Мое нутро всасывает в себя огромный мужской член, разгоняя по телу сладкую негу, от которой хочется рыдать. Какой же это кайф — дикарями заниматься сексом после тяжелого дня. Эти неописуемые ощущения — как благословение за пройденные испытания. Как прилив сил, глоток свежести.
Крепкие пальцы сжимают мое горло. Щетина приятно колет ухо и щеку. Крупные яйца неистово шлепают по моему лобку от каждого рваного толчка, каждый из которых кажется резче и глубже.
Я до крови кусаю губы, глотая рвущийся из горла крик. Метаюсь в агонии, скребя ногтями по стене и двигаясь навстречу Богатыреву. Наслаждаюсь терпким запахом его кожи и пота. Его глухими порыкиваниями. Его грубостью. Позволяю ему снова развернуть себя и будто куклу усадить на член.
Отнеся меня в спальню, Богатырев заваливается на кровать, где заставляет скакать на нем. Рвет мою блузку, лифчик. Сдавливает ладонями бугры груди с такой силой, что перед глазами сверкают молнии. Но остановиться не могу. Не хочу.
Дрожу, стону, глотаю слезы удовольствия, но продолжаю набирать темп, пока мы оба не содрогаемся в крупной конвульсии. Падаю на него и, тяжело дыша, шепчу:
— Я люблю тебя, Платон Богатырев. И если ты на мне не женишься, я тебя убью…
Он целует мои губы, извергаясь в меня горячим фонтаном, и шепчет в тон:
— Тогда выходи за меня, Рита.
Мы так и засыпаем в объятиях друг друга. Просто обессилев. Сойдя с ума. Потеряв сознание и счет времени.
Я просыпаюсь от шума воды. Кое-как разлепляю глаза и обвожу затуманенным взглядом сияющую рассветом комнату. Дверь в ванную открыта. Богатырев уже принимает душ. Видимо, только что ушел, потому что постель еще таит его тепло.
— Как спалось? — спрашиваю, когда он возвращается в спальню, обернув бедра полотенцем.
— Если тебя интересует, мучила ли меня совесть за подарок твоему бывшему, то я тебя разочарую. Нет, он мне даже не снился.
— М-м-м, — мурчу я, — Платон Богатырев шутит. Неужели хорошее настроение?
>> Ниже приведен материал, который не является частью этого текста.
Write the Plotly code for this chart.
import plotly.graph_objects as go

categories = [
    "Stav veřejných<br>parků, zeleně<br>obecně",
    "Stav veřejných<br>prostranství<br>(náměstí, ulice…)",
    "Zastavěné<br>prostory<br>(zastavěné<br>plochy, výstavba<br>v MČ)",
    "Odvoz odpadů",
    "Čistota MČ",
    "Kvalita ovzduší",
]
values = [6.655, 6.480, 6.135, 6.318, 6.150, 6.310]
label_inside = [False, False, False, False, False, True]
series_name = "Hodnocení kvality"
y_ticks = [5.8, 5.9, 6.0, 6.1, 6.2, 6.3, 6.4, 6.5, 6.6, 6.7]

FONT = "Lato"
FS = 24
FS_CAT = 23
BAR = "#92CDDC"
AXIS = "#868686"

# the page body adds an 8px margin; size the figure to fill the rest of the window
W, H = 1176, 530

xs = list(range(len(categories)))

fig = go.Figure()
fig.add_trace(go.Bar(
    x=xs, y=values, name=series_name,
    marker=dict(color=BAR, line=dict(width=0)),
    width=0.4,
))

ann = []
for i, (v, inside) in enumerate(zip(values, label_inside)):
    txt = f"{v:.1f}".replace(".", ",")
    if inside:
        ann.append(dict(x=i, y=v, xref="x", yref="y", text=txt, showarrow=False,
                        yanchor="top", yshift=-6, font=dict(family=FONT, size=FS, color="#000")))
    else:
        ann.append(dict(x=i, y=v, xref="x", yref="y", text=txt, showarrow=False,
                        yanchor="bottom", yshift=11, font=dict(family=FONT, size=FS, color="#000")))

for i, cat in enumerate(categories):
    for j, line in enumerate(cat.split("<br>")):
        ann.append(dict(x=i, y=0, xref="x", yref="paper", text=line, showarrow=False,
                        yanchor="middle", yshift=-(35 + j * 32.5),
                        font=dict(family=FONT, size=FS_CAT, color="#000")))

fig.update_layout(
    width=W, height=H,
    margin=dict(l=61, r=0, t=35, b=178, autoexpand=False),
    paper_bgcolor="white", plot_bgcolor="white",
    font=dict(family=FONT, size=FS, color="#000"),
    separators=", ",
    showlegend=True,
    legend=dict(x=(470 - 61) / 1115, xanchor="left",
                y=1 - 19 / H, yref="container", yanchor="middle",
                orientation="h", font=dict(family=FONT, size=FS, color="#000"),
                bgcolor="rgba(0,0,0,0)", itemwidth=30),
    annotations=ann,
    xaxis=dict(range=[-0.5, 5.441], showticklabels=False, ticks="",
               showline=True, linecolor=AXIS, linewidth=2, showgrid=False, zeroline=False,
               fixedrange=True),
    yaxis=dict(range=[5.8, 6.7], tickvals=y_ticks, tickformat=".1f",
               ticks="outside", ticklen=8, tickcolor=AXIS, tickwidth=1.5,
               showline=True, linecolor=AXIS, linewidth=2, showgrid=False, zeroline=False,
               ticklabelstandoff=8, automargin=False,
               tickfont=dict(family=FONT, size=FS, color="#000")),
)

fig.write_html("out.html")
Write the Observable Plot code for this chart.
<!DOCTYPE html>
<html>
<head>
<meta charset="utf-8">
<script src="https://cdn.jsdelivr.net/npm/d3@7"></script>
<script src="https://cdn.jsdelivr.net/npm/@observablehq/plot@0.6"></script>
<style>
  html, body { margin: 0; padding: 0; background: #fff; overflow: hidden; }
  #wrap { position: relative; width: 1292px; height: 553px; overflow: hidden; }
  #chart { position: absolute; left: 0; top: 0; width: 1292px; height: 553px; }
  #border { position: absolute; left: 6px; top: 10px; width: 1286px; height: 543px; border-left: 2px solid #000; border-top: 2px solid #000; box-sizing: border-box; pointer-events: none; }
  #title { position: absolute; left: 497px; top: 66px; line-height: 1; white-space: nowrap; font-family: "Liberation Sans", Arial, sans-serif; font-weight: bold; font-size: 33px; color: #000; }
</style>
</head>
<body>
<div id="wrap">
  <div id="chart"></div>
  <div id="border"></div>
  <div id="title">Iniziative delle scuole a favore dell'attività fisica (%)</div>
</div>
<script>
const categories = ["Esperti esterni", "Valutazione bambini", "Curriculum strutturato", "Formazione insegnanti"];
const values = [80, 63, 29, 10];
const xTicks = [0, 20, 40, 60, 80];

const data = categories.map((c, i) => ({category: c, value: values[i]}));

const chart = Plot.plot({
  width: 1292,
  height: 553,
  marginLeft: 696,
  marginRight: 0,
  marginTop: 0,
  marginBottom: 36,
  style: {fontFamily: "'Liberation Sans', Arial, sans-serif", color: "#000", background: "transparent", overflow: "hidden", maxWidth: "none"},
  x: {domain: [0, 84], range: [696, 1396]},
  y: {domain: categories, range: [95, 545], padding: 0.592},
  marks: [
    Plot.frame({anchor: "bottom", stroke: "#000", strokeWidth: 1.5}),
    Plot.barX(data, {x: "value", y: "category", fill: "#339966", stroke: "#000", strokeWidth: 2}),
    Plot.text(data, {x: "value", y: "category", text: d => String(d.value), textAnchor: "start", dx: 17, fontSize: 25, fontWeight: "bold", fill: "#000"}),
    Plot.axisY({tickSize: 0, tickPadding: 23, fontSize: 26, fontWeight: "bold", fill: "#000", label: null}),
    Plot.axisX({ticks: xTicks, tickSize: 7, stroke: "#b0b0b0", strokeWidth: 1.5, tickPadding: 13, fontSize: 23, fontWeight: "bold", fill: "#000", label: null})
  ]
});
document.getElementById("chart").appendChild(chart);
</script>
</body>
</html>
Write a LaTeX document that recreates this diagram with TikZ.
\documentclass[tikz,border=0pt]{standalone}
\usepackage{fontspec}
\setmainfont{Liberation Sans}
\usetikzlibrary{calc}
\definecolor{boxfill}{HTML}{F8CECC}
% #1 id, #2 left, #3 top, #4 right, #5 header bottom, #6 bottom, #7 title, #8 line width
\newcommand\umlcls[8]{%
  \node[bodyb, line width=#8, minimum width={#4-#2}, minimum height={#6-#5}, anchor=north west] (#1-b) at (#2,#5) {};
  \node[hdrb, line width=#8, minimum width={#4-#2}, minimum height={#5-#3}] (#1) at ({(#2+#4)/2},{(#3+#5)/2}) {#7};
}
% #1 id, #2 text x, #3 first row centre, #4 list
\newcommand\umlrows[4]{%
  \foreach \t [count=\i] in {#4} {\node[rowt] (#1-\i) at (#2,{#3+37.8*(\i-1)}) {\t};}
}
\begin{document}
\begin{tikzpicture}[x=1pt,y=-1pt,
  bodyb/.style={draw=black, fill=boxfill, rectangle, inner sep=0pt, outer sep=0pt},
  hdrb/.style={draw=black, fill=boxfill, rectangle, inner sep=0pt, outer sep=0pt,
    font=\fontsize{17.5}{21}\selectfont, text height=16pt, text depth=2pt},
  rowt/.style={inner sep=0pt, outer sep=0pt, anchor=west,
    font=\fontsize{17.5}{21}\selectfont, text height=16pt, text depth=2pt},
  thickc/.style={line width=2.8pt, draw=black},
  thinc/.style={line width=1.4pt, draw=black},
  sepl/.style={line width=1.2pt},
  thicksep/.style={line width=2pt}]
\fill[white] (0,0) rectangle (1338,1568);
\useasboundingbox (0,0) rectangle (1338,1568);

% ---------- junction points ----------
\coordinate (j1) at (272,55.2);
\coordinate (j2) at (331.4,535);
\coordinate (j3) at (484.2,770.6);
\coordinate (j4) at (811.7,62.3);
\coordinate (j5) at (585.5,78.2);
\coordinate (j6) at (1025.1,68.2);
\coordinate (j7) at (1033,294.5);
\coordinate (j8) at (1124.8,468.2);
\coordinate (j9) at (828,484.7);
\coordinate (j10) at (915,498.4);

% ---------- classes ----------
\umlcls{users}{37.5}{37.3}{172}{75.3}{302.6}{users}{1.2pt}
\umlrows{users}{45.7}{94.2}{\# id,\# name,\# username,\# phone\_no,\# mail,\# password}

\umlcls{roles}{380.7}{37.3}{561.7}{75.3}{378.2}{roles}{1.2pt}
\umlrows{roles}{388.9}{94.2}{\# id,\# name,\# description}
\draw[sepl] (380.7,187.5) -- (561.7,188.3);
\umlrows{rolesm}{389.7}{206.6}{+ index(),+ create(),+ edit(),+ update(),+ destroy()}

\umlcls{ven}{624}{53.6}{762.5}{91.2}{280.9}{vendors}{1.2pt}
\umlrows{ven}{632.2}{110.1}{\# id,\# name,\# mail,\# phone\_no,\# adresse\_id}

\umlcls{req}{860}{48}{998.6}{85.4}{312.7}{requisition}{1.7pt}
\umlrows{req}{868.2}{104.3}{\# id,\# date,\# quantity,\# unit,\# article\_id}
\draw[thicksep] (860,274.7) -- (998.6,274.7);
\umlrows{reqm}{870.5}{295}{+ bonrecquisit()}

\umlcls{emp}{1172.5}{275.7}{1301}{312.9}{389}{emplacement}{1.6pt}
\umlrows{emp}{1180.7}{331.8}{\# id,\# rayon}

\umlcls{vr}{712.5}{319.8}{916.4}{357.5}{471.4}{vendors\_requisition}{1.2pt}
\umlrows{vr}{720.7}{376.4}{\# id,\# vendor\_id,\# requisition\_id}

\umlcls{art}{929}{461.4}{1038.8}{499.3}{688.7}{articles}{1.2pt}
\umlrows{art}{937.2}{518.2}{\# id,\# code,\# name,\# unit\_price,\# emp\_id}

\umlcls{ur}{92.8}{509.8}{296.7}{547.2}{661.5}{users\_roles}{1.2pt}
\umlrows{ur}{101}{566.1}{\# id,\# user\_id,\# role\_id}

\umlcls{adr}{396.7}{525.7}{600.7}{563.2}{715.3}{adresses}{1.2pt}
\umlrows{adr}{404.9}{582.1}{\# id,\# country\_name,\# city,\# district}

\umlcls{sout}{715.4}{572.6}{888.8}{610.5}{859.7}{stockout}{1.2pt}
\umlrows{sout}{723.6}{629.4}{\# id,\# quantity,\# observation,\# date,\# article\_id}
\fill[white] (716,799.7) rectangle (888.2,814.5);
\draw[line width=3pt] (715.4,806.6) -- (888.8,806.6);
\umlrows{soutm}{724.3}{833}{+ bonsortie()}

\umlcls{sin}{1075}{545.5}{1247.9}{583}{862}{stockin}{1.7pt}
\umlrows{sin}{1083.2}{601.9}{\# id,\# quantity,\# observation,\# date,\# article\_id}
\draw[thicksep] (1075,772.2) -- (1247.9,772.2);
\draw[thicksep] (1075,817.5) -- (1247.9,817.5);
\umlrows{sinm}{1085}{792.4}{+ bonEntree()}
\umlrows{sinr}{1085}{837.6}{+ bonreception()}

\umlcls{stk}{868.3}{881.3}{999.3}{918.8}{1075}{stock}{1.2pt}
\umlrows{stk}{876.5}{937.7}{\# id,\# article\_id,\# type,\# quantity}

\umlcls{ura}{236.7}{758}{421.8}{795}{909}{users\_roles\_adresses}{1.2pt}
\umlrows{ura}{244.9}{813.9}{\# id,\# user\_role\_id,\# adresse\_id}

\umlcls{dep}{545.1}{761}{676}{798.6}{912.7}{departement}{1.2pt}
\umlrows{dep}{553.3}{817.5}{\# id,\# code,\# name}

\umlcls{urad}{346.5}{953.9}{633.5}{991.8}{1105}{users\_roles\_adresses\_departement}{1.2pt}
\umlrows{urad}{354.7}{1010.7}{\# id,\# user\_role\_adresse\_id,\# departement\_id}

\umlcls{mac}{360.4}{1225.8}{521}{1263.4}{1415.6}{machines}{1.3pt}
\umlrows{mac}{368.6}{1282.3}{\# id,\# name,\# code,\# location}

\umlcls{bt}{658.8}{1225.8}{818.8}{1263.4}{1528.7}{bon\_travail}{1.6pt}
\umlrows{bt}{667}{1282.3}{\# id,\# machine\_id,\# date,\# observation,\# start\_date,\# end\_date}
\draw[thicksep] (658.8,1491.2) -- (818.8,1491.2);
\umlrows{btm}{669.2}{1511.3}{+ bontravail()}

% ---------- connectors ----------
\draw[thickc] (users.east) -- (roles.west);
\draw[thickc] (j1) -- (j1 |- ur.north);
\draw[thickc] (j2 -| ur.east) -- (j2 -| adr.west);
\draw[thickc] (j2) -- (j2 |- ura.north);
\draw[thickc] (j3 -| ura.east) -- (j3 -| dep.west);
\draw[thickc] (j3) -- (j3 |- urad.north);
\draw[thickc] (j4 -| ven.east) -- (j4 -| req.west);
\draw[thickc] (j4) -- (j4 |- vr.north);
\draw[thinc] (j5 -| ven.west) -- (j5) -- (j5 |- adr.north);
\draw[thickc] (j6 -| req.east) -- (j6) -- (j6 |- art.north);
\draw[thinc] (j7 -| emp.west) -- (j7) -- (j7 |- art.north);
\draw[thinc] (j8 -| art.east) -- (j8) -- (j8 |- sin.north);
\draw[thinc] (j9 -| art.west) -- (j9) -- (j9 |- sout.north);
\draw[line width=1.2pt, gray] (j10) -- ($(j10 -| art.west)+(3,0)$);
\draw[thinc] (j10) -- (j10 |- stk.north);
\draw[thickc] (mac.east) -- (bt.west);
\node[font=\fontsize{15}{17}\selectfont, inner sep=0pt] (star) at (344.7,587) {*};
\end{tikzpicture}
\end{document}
— Превосходное, — отвечает он без особого энтузиазма и достает чистые вещи из шкафа. — Мне нужно кое-что уладить. Потом позавтракаем.
Я сажусь в позе лотоса, обнажив перед Богатыревым свое разомлевшее ото сна тело и заставив его скрипнуть зубами.
— Твоя мама к нам присоединится?
Его взгляд отрывается от моей груди и вонзается в лицо.
— Нет. Ее уже жду в психушке.
Богатырев абсолютно невозмутим. Одевается с равнодушием и даже ленцой. Пугает меня до чертиков болезненным осознанием, что я без памяти полюбила такого жесткого человека.
— Должен быть другой выход, — бормочу, прикрываясь простыней.
— Его нет, — спокойно отвечает Богатырев. — Поверь, Рита, я все перепробовал. Я семь лет надеялся на улучшения. Но с каждым днем становится только хуже. Ее болезнь прогрессирует. Она становится опасной. Эта женщина — бомба замедленного действия. И когда рванет, плохо будет не только ей, но и всем близким.